Why would I want to use a non-relational database?

Naftuli Kay picture Naftuli Kay · Oct 28, 2011 · Viewed 13.9k times · Source

The latest craze in databases seems to be centered around non-relational databases. Why? It seems kind of counterproductive. For example, it makes much more sense to me to express my data in a relational way (example code in Django + SQL for tables):

class Post(models.Model):
    name = models.CharField()
    created = models.DateTimeField(auto_now_create = True)

class Comment(models.Model):
    text = models.TextField()
    post = models.ForeignKey('Post')
    created = models.DateTimeField(auto_now_create = True)

SQL:

create table post (id int primary key auto_increment,
        name varchar,
        created datetime);

create table comment(id int primary key auto_increment,
        text text,
        post_id int,
        created datetime,
        foreign key post_id references post(id));

The power of SQL is that this information can be expressed in so many ways. Sure, the whole object-relational-mapping problem exists, but I look at it as a feature and not as a problem. With SQL, I can fetch all distinct comments of a given post which are older than yesterday, collate all of those together, and generate statistics.
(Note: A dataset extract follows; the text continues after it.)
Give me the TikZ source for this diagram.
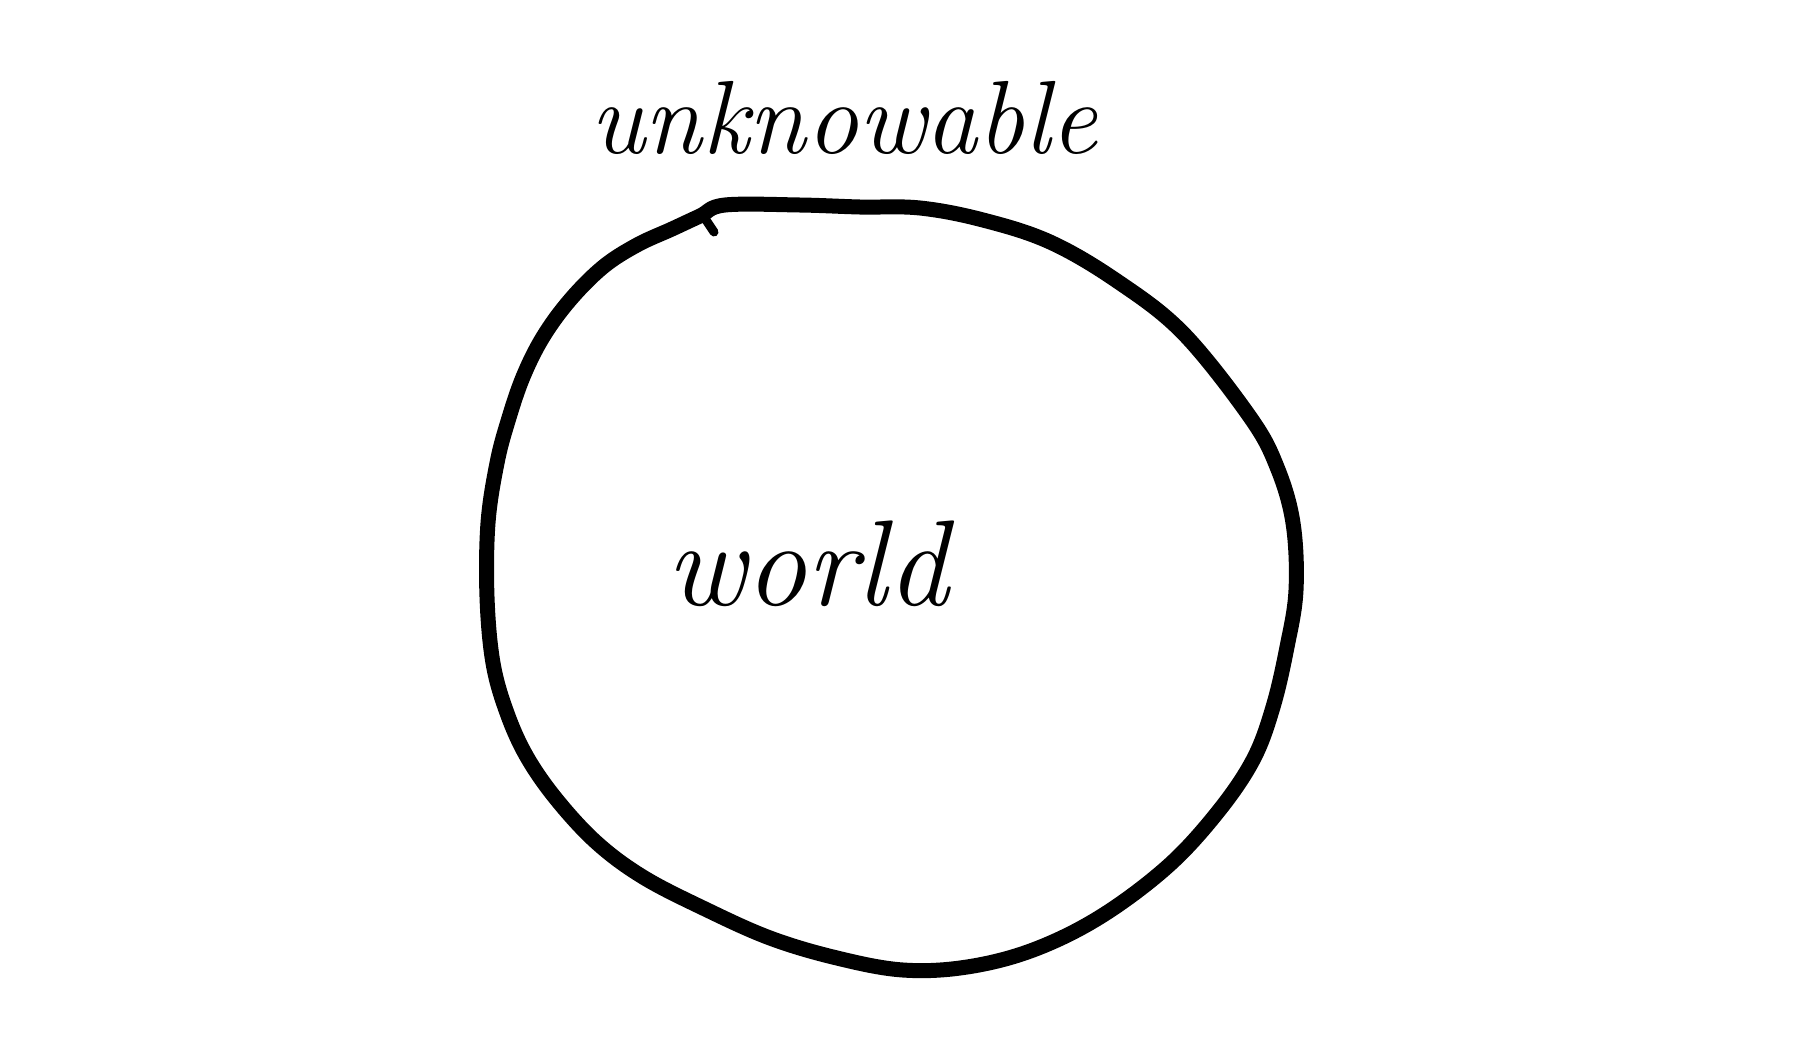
\documentclass[tikz,border=0pt]{standalone}
\begin{document}
\begin{tikzpicture}[x=1pt,y=-1pt,
  handline/.style={line width=15pt,line join=round,line cap=round},
  handtext/.style={inner sep=0pt,anchor=base west,font=\itshape}]
\useasboundingbox[fill=white] (0,0) rectangle (1806,1037);
\draw[handline] plot[smooth cycle,tension=0.6] coordinates {
 (725,205) (800,205) (860,207) (920,208) (983,220) (1050,242) (1117,281)
 (1183,333) (1250,417) (1277,467) (1293,523) (1296,590) (1287,647)
 (1273,707) (1253,760) (1217,813) (1167,867) (1100,917) (1033,950)
 (967,967) (903,970) (837,958) (770,938) (703,908) (643,877) (597,843)
 (557,800) (527,757) (507,713) (493,663) (487,597) (488,523) (497,463)
 (508,421) (523,377) (543,337) (570,300) (603,267) (637,245) (672,229)
 (700,216)};
\draw[line width=9pt,line cap=round] (706,220) -- (714,232);
\node[handtext,font=\itshape\fontsize{104}{104}\selectfont] (unk) at (590,153) {unknowable};
\node[handtext,font=\itshape\fontsize{122}{122}\selectfont] (world) at (666,605) {world};
\end{tikzpicture}
\end{document}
Can the same be done for non-relational databases?

It also would seem to really impact performance to use a non-relational database like MongoDB because you would immediately grab an entire object graph, rather than what you minimally need.

Can someone explain to me what the benefits are of using a non-relational database?

Answer

Nathan picture Nathan · Oct 29, 2011

Take a look at the CAP Theorem

And the PACELC interpretation

Relational databases tend to make one set of trade-offs, and non-relational tend to make a different set of trade-offs. For massive distributed datasets, non-relational sometimes makes more sense.

There is also a sense in which non-relational databases can eliminate a lot of the ORM pain, but again there are always tradeoffs. In some use cases, non-relational storage can be faster, because all the data for a particular hierarchy can be stored closer together on the disk. Also note that non-relational databases do still have query capabilities.

In the end, it's about making the appropriate set of trade-offs for your particular use-case.